Uniknya Pengamen Semarang
Sumber : Kompasiana
Jathilan adalah kesenian
tradisional masyarakat Jawa yang saya kenal pada masa kanak-kanak. Waktu itu
saya amat sering menyaksikannya di lapangan kampung atau acara khusus. Saya
kira, budaya ini sudah mati. Saya salah besar. Justru jathilan telah menjadi sebuah
sumber rejeki beberapa orang. Kelompok jathilan
jalanan ini mulai marak terlihat di sana-sini. Tak terkecuali Semarang
(Semarang atas dan bawah). Apakah ini mengganggu lalu lintas jalan raya atau
justru menyegarkan hati karena budaya negeri yang adi luhung tak pernah
mati ?
***
Usai
mengirim paket di kantor pos Bangkong dan mampir di soto Bangkong, saya
berjalan menuju SMP negeri 2 Semarang. Saya ini hendak menyebarkan leaflet
pameran kartu pos yang saya selenggarakan menggaet almamater, IKIP PGRI
Semarang.
Di lampu
merah, saya menunggu aba-aba boleh berjalan melewati zebra cross. Mata saya
tertuju pada sekelompok anak muda yang berpakaian warna-warna, paling kentara
adalah warna ungu, kata orang warna janda. Asesoris dari ujung rambut ke ujung
kaki, menarik hati.
Begitu lampu
merah, beberapa dari mereka segera meraih keranjang plastik dan
menuju zebra cross.
Oh oh …
mereka ini menari-nari di atas zebra cross. Saya ikut tersipu, karena saya juga
ikut diperhatikan oleh para pengendara, tak hanya mbak dan mas yang jathilan
itu.
Beberapa
menit kemudian, mereka segera mendatangi para pengendara roda dua dan empat …

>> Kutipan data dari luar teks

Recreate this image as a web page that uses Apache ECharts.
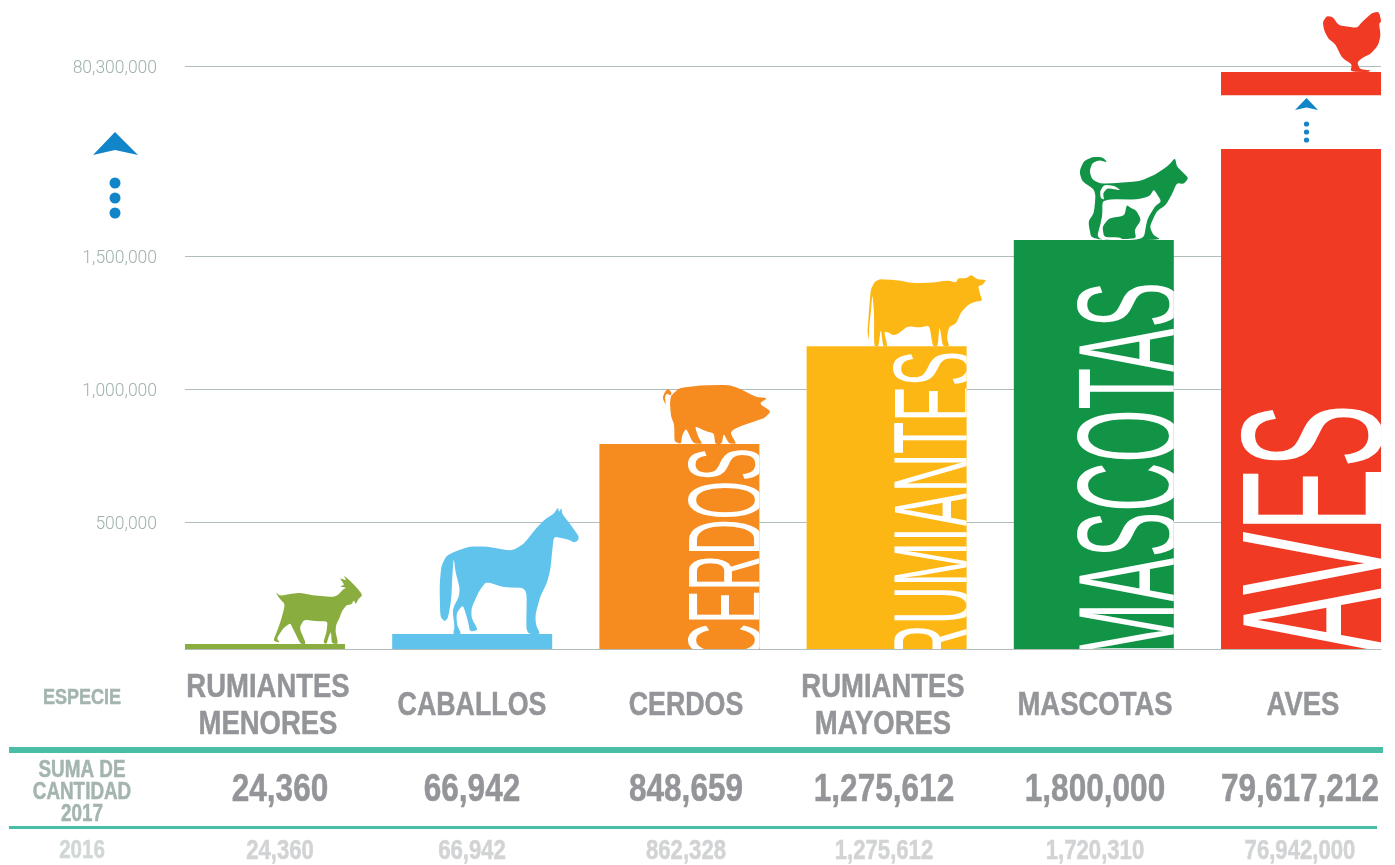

jatuhan uang membuat mereka semakin sumringah.
Arghhhh …
saya tak jadi menyeberang. Termangu, melihat apa yang mereka lakukan.
Saya dekati mereka. Motor dan mobil
melaju kencang. Hoiiiii … 50 km per jam, pleaseeee ! Ora sopan!
Ya-ya-ya, sebuah tim yang baik dan
mantab. Satu orang memegang icik-icik, satu di kendang dan satunya lagi pukul
gong. Empat orang (satu pria dan tiga wanita), bagian menari.
Saya, penggembira dan dokumentasi.
Lalu, saya tanya sedang apa mereka. Ngamen?
Salah satu pemuda berlensa biru itu menanyakan apakah saya wartawan lantaran
beberapa hari yang lalu ada stasiun televisi yang mewawancarai. Tentu saja
tidak. Mana ada tampang kuli tinta pada saya? Hahaha. Kalau kuli batu atau kayu
(di Jerman) malah betul lantaran pernah dan masih saya jalani (setidaknya di
rumah sendiri). Ya. Di Semarang, saya ini hanya turis nyasar sajalah, begitu
cerocos saya. Bagian lain-lain, titip.
Duduk di bug, batu yang membatasi selokan pinggir jalan yang airnya
butek alias hitam dan kotor oleh sampah itu, senyum saya
mengembang. Guliran pertanyaan seakan merekatkan kami. Mereka bilang,
markasnya ada di belakang Polda. Kemampuan menari dan merias dari Jogja. Tak terasa,
sudah 4 tahun mereka mengadu nasib di Semarang. Tidak, tidak ada kata malu dan
ragu untuk menjalaninya. Tampil PD dengan seragam tradisional dan memperagakan
kesenian ? Tidak sembarang orang mau dan mampu. Saya pernah menjadi penari
sejak TK, tahu sekali rasanya harus mengikuti irama dan menggerakkan seluruh
anggota badan di depan banyak orang, bahkan yang tidak dikenal sekalipun.
Lembaran
kertas tertarik dari dompet warna merah bentuk hati, untuk meloncat ke empat
keranjang disana. „Dibagi-bagi,
ya? Tetap semangat dan semoga rejekinya banyak.“
Meninggalkan mereka, saya menyeringai.
Siapa bilang seni tradisional itu mati? Justru ini menghidupi beberapa orang
seperti mereka. Belum pernah tersiar kabar, ini memicu kecelakaan lalin. So?
Bukankah ini luar biasa? Ayayay, A-C-I ! (G76).